Architectural Features
The house was designed in the traditional, local farmhouse style by Frank Deas c.1908 and is listed B. It is two-storeyed with a large semi-circular wing at the east end surrounding an inner courtyard which was set apart from the main house as a private provenance and garden for the servants based in the north-east wing. The house is built of sandstone from four different quarries to give variation in colour to the facade and the red pantiles on the roof were used for contrast. The courtyard is separated from the great terrace by a long buttressed wall, and from the end of the broad terrace, below the doocot tower, is the walled garden.
Water Features
The burn flows westwards past the Rose Garden and is carried over a waterfall through the Water Garden. The tiny gorge is lined with fern and other water-loving plants and this garden is in the process of being replanted. A path crosses the stream and continues through the coniferous shelter planting to the orchard at the south end of the terraced garden.
The Gardens
The Terraced Garden lies immediately in front and to the south of the house and consists of two broad terraces with an orchard at the south triangular end bounded by the burn. The east side is contained by the dramatic stepped wall of the walled garden, with its Lorimer-style gateway onto the top terrace. To the west of the broad terrace and of the house is a rockery with mixed alpines and some ornamental dwarf conifers. This area is due to be replanted. The terraces themselves are of lawn with gravel paths, and herbaceous borders with climbing roses scaling the high terrace walls.
The inner courtyard and servants' garden is sheltered lawn surrounded by herbaceous borders and attractively planted up.
The Rose Garden lies beneath the huge, buttressed south wall of the walled garden. It is terraced, the north part consisting of a gravel path running from west to east along the wall of the walled garden and lined with climbing shrubs and iris on its north side, and with lavender and new Rhododendron planting on its south side. (The terraced wall had collapsed just before our visit due to the excessive amount of rainfall and flooding in the area in the summer of 1985 and has since been repaired). The lower part of this garden is compartmentalised by yew hedging which surrounds rectangular rose beds and a central pond, the latter at present empty. A sundial forms the central feature of the pond. South of the rose garden hedges is another east/ west path alongside the burn which is canalised at this point and has Rhododendrons planted along its south side.

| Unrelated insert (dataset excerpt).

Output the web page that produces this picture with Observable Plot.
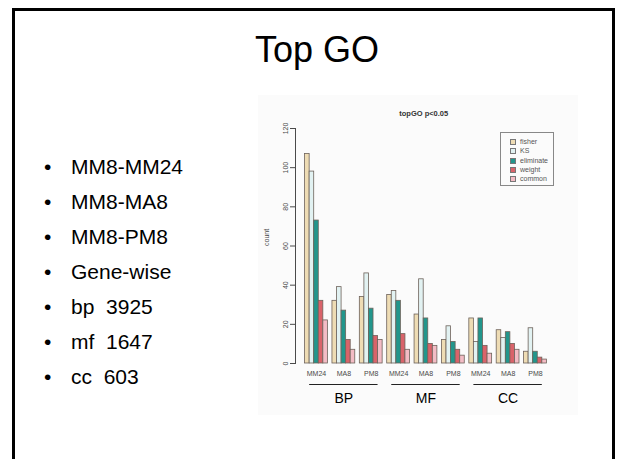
<!DOCTYPE html>
<html>
<head>
<meta charset="utf-8">
<script src="https://cdn.jsdelivr.net/npm/d3@7"></script>
<script src="https://cdn.jsdelivr.net/npm/@observablehq/plot@0.6"></script>
<style>
  html, body { margin: 0; padding: 0; background: #fff; }
  body { width: 621px; height: 459px; position: relative; overflow: hidden; font-family: "Liberation Sans", Arial, sans-serif; }
  #frame { position: absolute; left: 12px; top: 8px; width: 597px; height: 480px; border: 3px solid #000; }
  #title { position: absolute; left: 0; width: 634px; top: 30px; text-align: center; font-size: 36px; line-height: 40px; color: #000; }
  #bullets { position: absolute; left: 44px; top: 149px; margin: 0; padding: 0; list-style: none; font-size: 21px; line-height: 35px; color: #000; }
  #bullets li { white-space: pre; position: relative; padding-left: 27px; }
  #bullets li::before { content: "\2022"; position: absolute; left: 0; }
  #chart { position: absolute; left: 258px; top: 95px; }
  #legend { position: absolute; left: 500px; top: 132px; width: 54px; height: 54px; border: 1px solid #888; box-sizing: border-box; font-size: 7px; color: #555; }
  #legend div { position: absolute; left: 19px; height: 9px; line-height: 9px; }
  #legend span { position: absolute; left: -10px; top: 2px; width: 4px; height: 4px; border: 1px solid #777; }
</style>
</head>
<body>
<div id="frame"></div>
<div id="title">Top GO</div>
<ul id="bullets"></ul>
<div id="chart"></div>
<div id="legend"></div>
<script>
// ---- data ----
const bulletItems = ["MM8-MM24", "MM8-MA8", "MM8-PM8", "Gene-wise", "bp  3925", "mf  1647", "cc  603"];
const ontologies = ["BP", "MF", "CC"];
const comparisons = ["MM24", "MA8", "PM8"];
const methods = ["fisher", "KS", "eliminate", "weight", "common"];
const methodColors = ["#eedcb4", "#e2f2f2", "#22968c", "#d9636a", "#f3bcc5"];
const yTicks = [0, 20, 40, 60, 80, 100, 120];
const chartTitle = "topGO p<0.05";
const yLabel = "count";
// values per group: BP-MM24, BP-MA8, BP-PM8, MF-MM24, MF-MA8, MF-PM8, CC-MM24, CC-MA8, CC-PM8
const fisher    = [107, 32, 34, 35, 25, 12, 23, 17, 6];
const ks        = [ 98, 39, 46, 37, 43, 19, 11, 13, 18];
const eliminate = [ 73, 27, 28, 32, 23, 11, 23, 16, 6];
const weight    = [ 32, 12, 14, 15, 10,  7,  9, 10, 3];
const common    = [ 22,  7, 12,  7,  9,  4,  5,  7, 2];
const series = [fisher, ks, eliminate, weight, common];

// ---- page text ----
const ul = document.getElementById("bullets");
bulletItems.forEach(t => { const li = document.createElement("li"); li.textContent = t; ul.appendChild(li); });

// ---- build table ----
const groupRows = [];
ontologies.forEach(o => comparisons.forEach(c => groupRows.push({ key: o + "-" + c, ontology: o, comparison: c })));
const rows = [];
groupRows.forEach((g, k) => methods.forEach((m, j) => rows.push({ slot: g.key + "|" + m, method: m, value: series[j][k] })));
const xDomain = groupRows.flatMap(g => [g.key + "|gap", ...methods.map(m => g.key + "|" + m)]);
const ontRows = ontologies.map(o => ({
  label: o,
  first: o + "-" + comparisons[0] + "|" + methods[1],
  last: o + "-" + comparisons[2] + "|" + methods[3],
  mid: o + "-" + comparisons[1] + "|" + methods[2]
}));

const txt = "#4a4a4a";
const plot = Plot.plot({
  width: 320,
  height: 320,
  marginLeft: 37,
  marginRight: 26.6,
  marginTop: 33,
  marginBottom: 52,
  style: { fontFamily: "'Liberation Sans', Arial, sans-serif", fontSize: "7px", background: "#fbfbfb", color: txt },
  x: { domain: xDomain, paddingInner: 0, paddingOuter: 1.1, axis: null },
  y: { domain: [0, 120], ticks: yTicks, tickSize: 5, tickPadding: 3, tickRotate: -90, line: true, label: null },
  color: { domain: methods, range: methodColors },
  marks: [
    Plot.barY(rows, { x: "slot", y: "value", fill: "method", stroke: "#6d625a", strokeWidth: 0.8 }),
    Plot.text(groupRows, { x: d => d.key + "|" + methods[2], text: "comparison", frameAnchor: "bottom", dy: 12, fontSize: 7, fill: txt }),
    Plot.ruleY(ontRows, { y: () => 0, x1: "first", x2: "last", dy: 21, stroke: "#222", strokeWidth: 1 }),
    Plot.text(ontRows, { x: "mid", text: "label", frameAnchor: "bottom", dy: 39, fontSize: 14, fill: "#000" }),
    Plot.text([chartTitle], { text: d => d, frameAnchor: "top", dy: -18, fontSize: 7.5, fontWeight: "bold", fill: "#333" }),
    Plot.text([yLabel], { text: d => d, frameAnchor: "left", dx: -29, rotate: -90, fontSize: 7, fill: txt })
  ]
});
document.getElementById("chart").appendChild(plot);

// ---- legend ----
const lg = document.getElementById("legend");
methods.forEach((m, i) => {
  const d = document.createElement("div");
  d.style.top = (4 + i * 9.3) + "px";
  const s = document.createElement("span");
  s.style.background = methodColors[i];
  d.appendChild(s);
  d.appendChild(document.createTextNode(m));
  lg.appendChild(d);
});
</script>
</body>
</html>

A new Wild Garden is being planted up with Rhododendrons, daffodils and snowdrops along the glen to the Dour Burn. To the north of the house, the entrance court above the roadway has a walled lawn with small herbaceous borders, and features a single Eucalyptus.
Walled Gardens
The walled garden is still in use for fruit and vegetables; fruit trees line the walls: pears on the west wall, redcurrants on the north wall, cherries on the east wall and plums on the south wall. There is a glasshouse along the north wall near the garden arbour, similar to one designed by Deas for Lord Moray at Donibristle. The design of the attractive seat was possibly influenced by Lorimer. Box hedges divide the north area of the garden into compartments and new sections of shrubbery and Ericas are being planted alongside the fruit and vegetables.